In your original equation, which was $i = 25(1 - e^{-t/(cr)})$, if e^-t/(cr) > 1, then i will be negative.

The original equation was i = 12.5(1-e^-t/cr the reason it became i over 12.5 was because i divided 12.5 on both sides to remove it from the right.

 

[Ramjam]

Heres the full question that i should of probably started with (my mistake) The current, i, flowing in a capacitor at time, t, is given by i = 12.5(1-e^-t/cr where resistance, R, is 30KΩ and capacitance, C, is 20μF Determine the time for the current to reach 10 amperes?

So i know that by dividing both sides by 12.5 allows me to get i/12.5 = 1-e^-t/cr and then by subtracting -1 from both sides gives me i/12.5 -1 = -e^-t/cr, then by multiplying by -1 give me - i/12.5 = e^-t/cr from this point on can i log both sides as the minus on the left is there?

 

[Mark44]

Heres the full question that i should of probably started with (my mistake) The current, i, flowing in a capacitor at time, t, is given by i = 12.5(1-e^-t/cr where resistance, R, is 30KΩ and capacitance, C, is 20μF Determine the time for the current to reach 10 amperes?

Yes, you should have given us the complete problem statement. With the i, C and R, I figured this was a problem about an RC circuit.
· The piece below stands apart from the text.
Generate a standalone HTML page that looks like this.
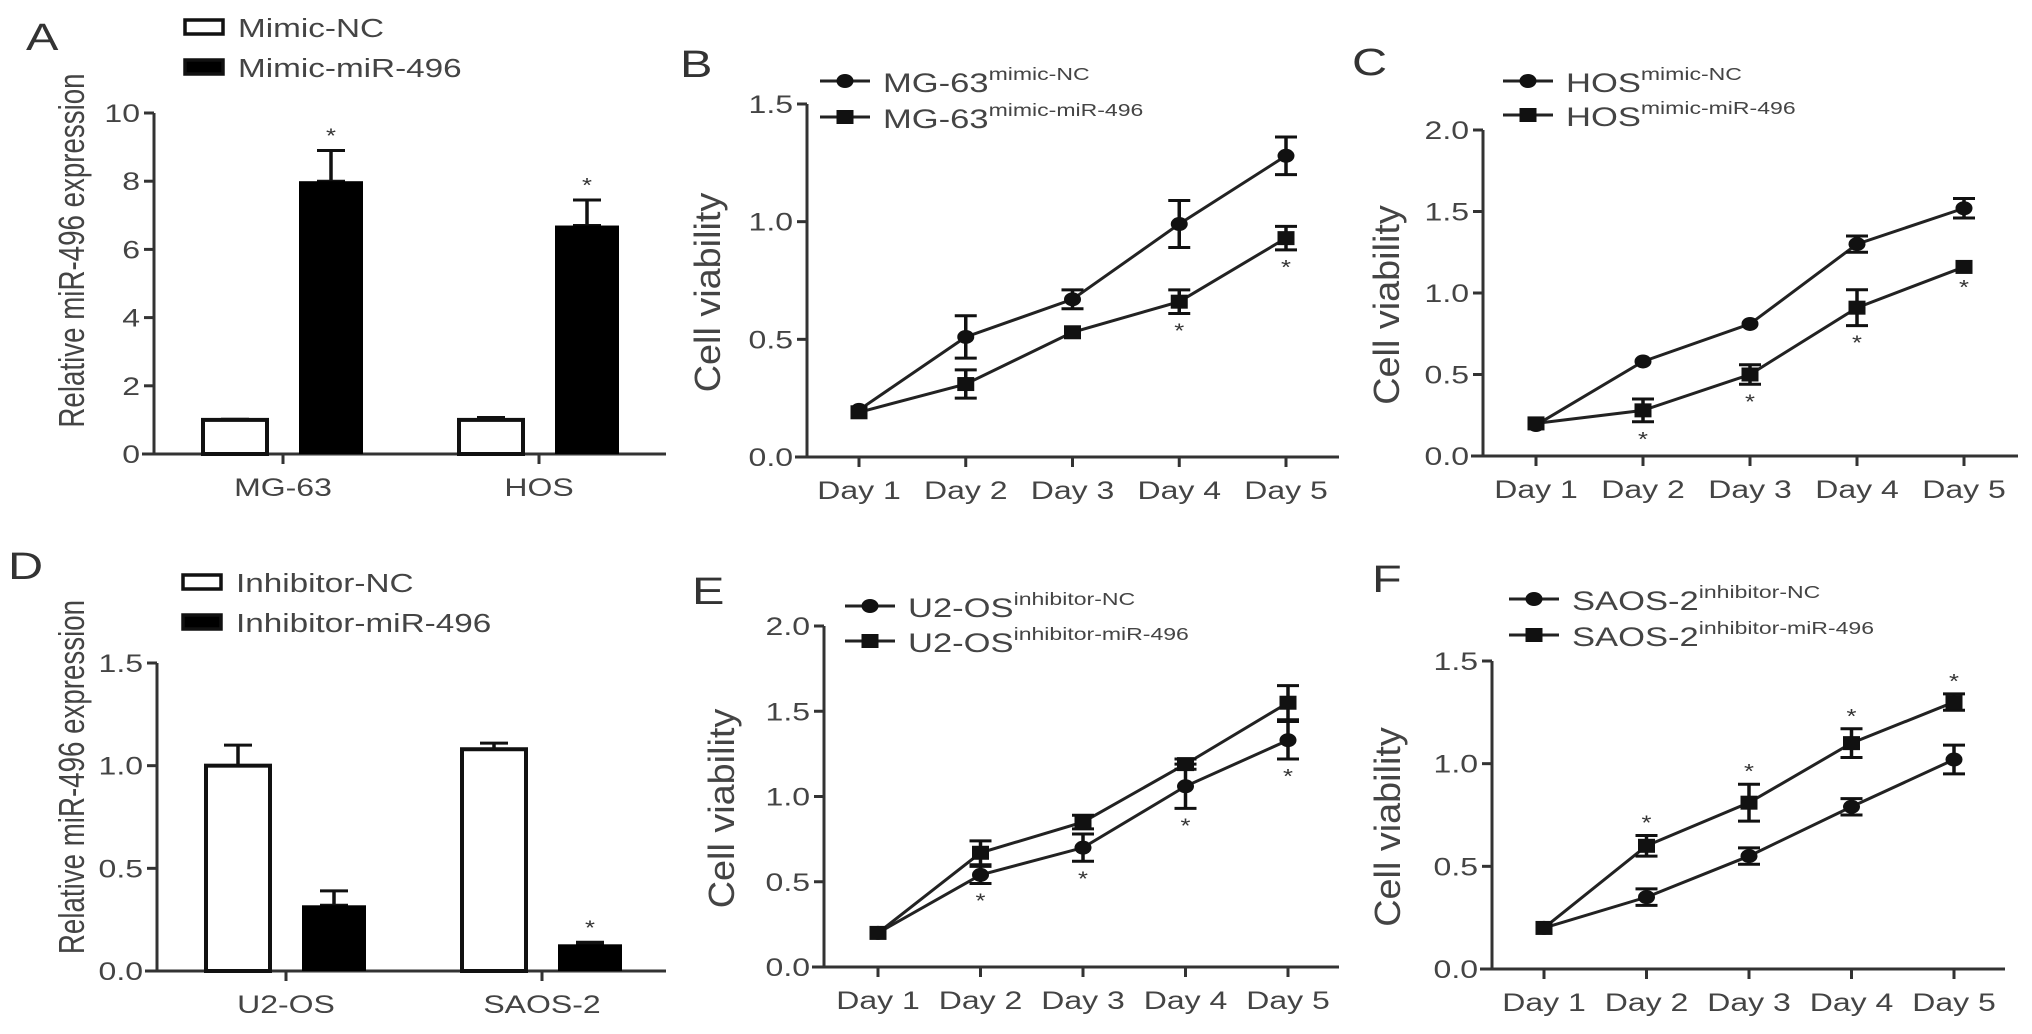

So i know that by dividing both sides by 12.5 allows me to get i/12.5 = 1-e^-t/cr and then by subtracting -1 from both sides gives me i/12.5 -1 = -e^-t/cr, then by multiplying by -1 give me - i/12.5 = e^-t/cr

No. Before you multiplied, the left side was i/12.5 - 1. After you multiplied by -1, what happened to the -1?

from this point on can i log both sides as the minus on the left is there?

 

[Ramjam]

opps sorry that should be -i/12.5-1=e^-t/cr

 

[Mark44]

opps sorry that should be -i/12.5-1=e^-t/cr

No, that's not right either. You really need to be more careful.

 

[Ramjam]

in that case i don't under what you mean by

After you multiplied by -1, what happened to the -1?

 

[Mark44]

What is -1 times i/12.5 - 1?

If you're having such a difficult time with basic algebra, I am very concerned about the prospects of you working with exponential and log equations.

 

[Ramjam]

What is -1 times i/12.5 - 1?

If you're having such a difficult time with basic algebra, I am very concerned about the prospects of you working with exponential and log equations.

It was 2am in the uk and after a long working day which i also do along side my course probably wasn't the best idea.

Right here are my working so far now that I've been had some sleep,

we start with I=12.5(1-e^-t/cr)

I then divide both sides by 12.5 removing the 12.5 from the right hand side.

I/12.5 = 1-e^-t/cr

I then subtract -1 from both sides

I/12.5 -1 = -e^-t/cr

I then times both sides by -1 giving me

(1- I/12.5) = e^-t/cr

how ever to remove I am unsure of how to go on from here?

 

[ehild]

You need the time when the current I reaches the value I=10 A. Note that 12.5 is also in amperes. Substitute 10 for I and evaluate the left side of the equation.
Also calculate cr, or better CR from the given value of capacitance C and resistance R.